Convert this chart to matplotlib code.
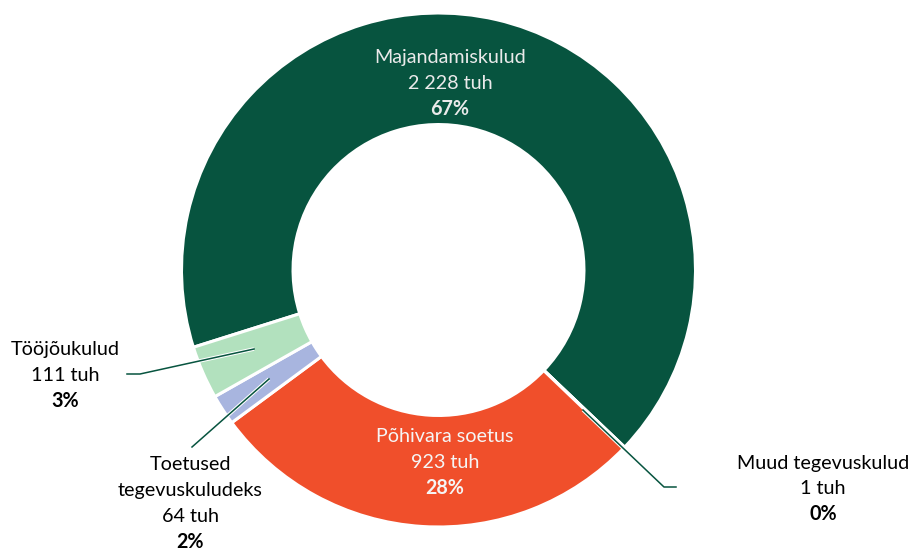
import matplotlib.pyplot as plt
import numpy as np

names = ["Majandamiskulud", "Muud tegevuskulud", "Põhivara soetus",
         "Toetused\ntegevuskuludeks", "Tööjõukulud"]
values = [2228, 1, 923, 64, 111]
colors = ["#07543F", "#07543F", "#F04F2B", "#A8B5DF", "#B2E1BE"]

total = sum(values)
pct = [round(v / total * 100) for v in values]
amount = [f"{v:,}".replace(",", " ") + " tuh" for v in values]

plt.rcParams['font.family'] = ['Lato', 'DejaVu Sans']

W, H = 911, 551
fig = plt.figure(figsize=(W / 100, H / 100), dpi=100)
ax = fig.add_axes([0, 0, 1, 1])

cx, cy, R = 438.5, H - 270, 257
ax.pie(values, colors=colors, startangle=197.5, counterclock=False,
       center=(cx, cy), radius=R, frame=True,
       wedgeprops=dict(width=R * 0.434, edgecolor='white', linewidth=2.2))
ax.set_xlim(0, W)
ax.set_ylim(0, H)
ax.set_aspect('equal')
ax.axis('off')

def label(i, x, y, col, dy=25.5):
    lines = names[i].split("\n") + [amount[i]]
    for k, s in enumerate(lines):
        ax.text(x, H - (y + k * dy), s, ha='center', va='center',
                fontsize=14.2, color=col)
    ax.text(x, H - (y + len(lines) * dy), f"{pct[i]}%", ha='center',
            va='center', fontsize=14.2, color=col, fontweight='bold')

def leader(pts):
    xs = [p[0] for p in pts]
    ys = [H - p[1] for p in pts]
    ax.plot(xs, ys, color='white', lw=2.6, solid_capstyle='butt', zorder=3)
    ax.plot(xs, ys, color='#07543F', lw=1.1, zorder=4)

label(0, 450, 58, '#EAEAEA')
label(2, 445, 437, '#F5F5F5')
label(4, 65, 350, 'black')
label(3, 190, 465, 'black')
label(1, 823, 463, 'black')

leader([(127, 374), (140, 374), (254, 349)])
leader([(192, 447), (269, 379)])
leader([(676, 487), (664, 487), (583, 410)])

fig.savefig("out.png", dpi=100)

--- --- ---

## WORK REQUIRED
Restate only the lines running from the start of the material above through the line containing "va='center', fontsize=14.2, color=col, fontweight='bold')", ends included. No pictures.

## EXERCISE OUTPUT
Convert this chart to matplotlib code.
import matplotlib.pyplot as plt
import numpy as np

names = ["Majandamiskulud", "Muud tegevuskulud", "Põhivara soetus",
         "Toetused\ntegevuskuludeks", "Tööjõukulud"]
values = [2228, 1, 923, 64, 111]
colors = ["#07543F", "#07543F", "#F04F2B", "#A8B5DF", "#B2E1BE"]

total = sum(values)
pct = [round(v / total * 100) for v in values]
amount = [f"{v:,}".replace(",", " ") + " tuh" for v in values]

plt.rcParams['font.family'] = ['Lato', 'DejaVu Sans']

W, H = 911, 551
fig = plt.figure(figsize=(W / 100, H / 100), dpi=100)
ax = fig.add_axes([0, 0, 1, 1])

cx, cy, R = 438.5, H - 270, 257
ax.pie(values, colors=colors, startangle=197.5, counterclock=False,
       center=(cx, cy), radius=R, frame=True,
       wedgeprops=dict(width=R * 0.434, edgecolor='white', linewidth=2.2))
ax.set_xlim(0, W)
ax.set_ylim(0, H)
ax.set_aspect('equal')
ax.axis('off')

def label(i, x, y, col, dy=25.5):
    lines = names[i].split("\n") + [amount[i]]
    for k, s in enumerate(lines):
        ax.text(x, H - (y + k * dy), s, ha='center', va='center',
                fontsize=14.2, color=col)
    ax.text(x, H - (y + len(lines) * dy), f"{pct[i]}%", ha='center',
            va='center', fontsize=14.2, color=col, fontweight='bold')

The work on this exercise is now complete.